“I don’t remember a time when my family was whole.” Dan, a former Guiding Light Recovery resident, shared with us. He grew up in a split family, as a result of divorce. While Dan was well taken care of by his father, he always felt a sense of abandonment from his mother. She loved him, but when he was young, she was not ready to settle down and become a full-time parent. Dan would visit his mom and he enjoyed being with her. However, due to substance abuse issues, Dan’s time with her was restricted.
As an adult, Dan lived an outwardly successful lifestyle. He had a good job, a nice car, and a place to call home. Then, about 10 years ago, Dan lost his job. Soon after, he lost his vehicle and his home to eviction, along with his sense of pride and self-worth. His stress was so extreme that he began struggling with physical ramifications including Alopecia, the loss of one’s hair due to overwhelming levels of stress.
While Dan was struggling, he lost the person he considers closest to him, his grandfather. A few months went by after his grandfather’s death and it seemed that Dan’s family and siblings had been able to grieve and move on. However, Dan didn’t know how to go through the grieving process and felt alone. This was when he began drinking heavily, in what he describes as “Drinking to die.”
During this difficult time in his life, Dan reconnected with a friend and got involved with her romantically. He thought this relationship would help resolve his feelings of loneliness. Not long after, Dan and his girlfriend decided to marry. Again, he thought this step would “fix” him. Dan and his wife welcomed a son into their lives and Dan thought that surely the arrival of a son would bring him out of his darkness. However, Dan’s drinking only became more secretive. His family thought he was getting the help he needed through counseling, but in reality, Dan was getting better and better at hiding both his drinking and finances.
After Dan’s wife realized his addiction to alcohol was out of hand, she took their son and filed for divorce. Dan had no job, no car, absolutely nothing. He had anger with no outlet. Alcohol was the only thing Dan wanted. He would work side jobs in the construction industry to earn just enough money to eat and buy alcohol. In fact, Dan recalls eating one to two times a week, as food was less important to him than drinking.
Dan was completely isolated. He hid his addiction from his son the best he could, but knew this wasn’t the way he wanted to live. His family brought up Guiding Light, as they supported the organization financially and a family member had gone through the recovery program a little while back.
Dan wanted recovery, but he was scared to death. He would ward off his family’s suggestions and concerns by telling them he couldn’t leave his son for four months. Finally, Dan’s sister said something that opened his eyes. “As I was using my usual excuse, my sister asked me, ‘What’s going to happen to your son if you don’t go?’” This was the first step of surrender for Dan. He realized without recovery, he would not be alive for his son.
Dan began to go through levels of surrender. He walked away from his sister knowing that he had to go to Guiding Light. He had wanted to be sober for quite some time, and walking through the front doors of Guiding Light brought him a sense of relief. He committed to the process.

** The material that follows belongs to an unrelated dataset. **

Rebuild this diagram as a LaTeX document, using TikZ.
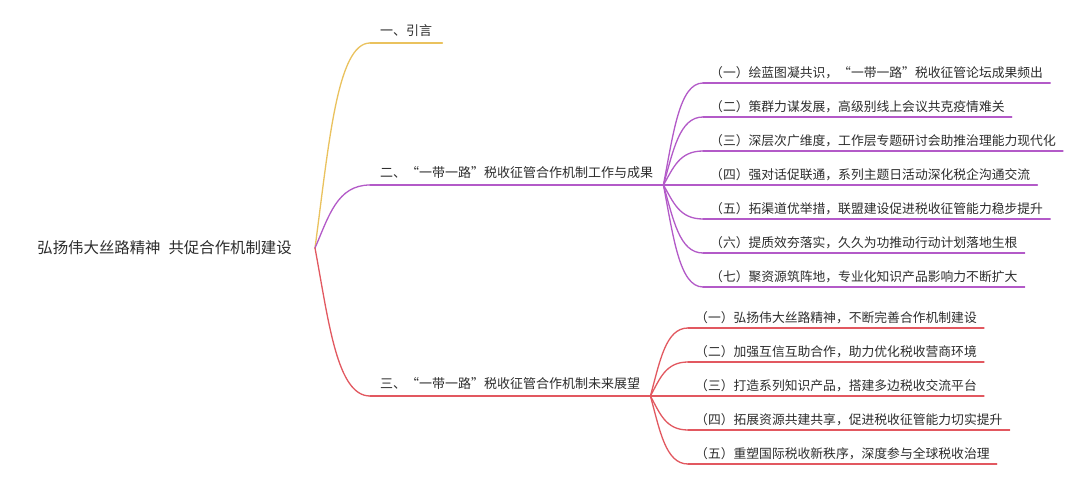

Through the services provided at Guiding Light, Dan was able to begin eating again and regain his strength. He began working on himself and getting his happiness back. Dan would even go outside in the evenings and gaze at the cross on the church across the street which him a sense of calm during the first few weeks.
Dan tells us, “I knew recovery was going to be difficult; it’s a lifelong process, but I also knew the alternative was death.”
After going through Guiding Light Recovery’s four-month Foundation’s Phase, Dan attended Achieve, a job readiness program, and secured full-time employment. Dan has been working for his current employer for several months now. He continues living at Guiding Light and saving 75 percent of his pay. His future goals include moving to Guiding Light’s sober-living apartments, getting his GED, and attending college for Mortuary Science. He tells us his interest in Mortuary Science came to light when he realized he wanted to help others go through the grieving process and show them the compassion and care that he needed so badly when his grandfather had passed away.
When asked if there was anything Dan would like to say to friends who financially support Guiding Light, he tells us, “I am exceptionally grateful for this program and the donors that support it – it really works.” “My life has depth now – complexity. I am no longer stuck in survival mode. I have thoughts, feelings, aspirations, and most importantly, self-worth.”
THIS MEANS THAT ANYONE WHO BELONGS TO CHRIST HAS BECOME A NEW PERSON. THE OLD LIFE IS GONE; A NEW LIFE HAS BEGUN!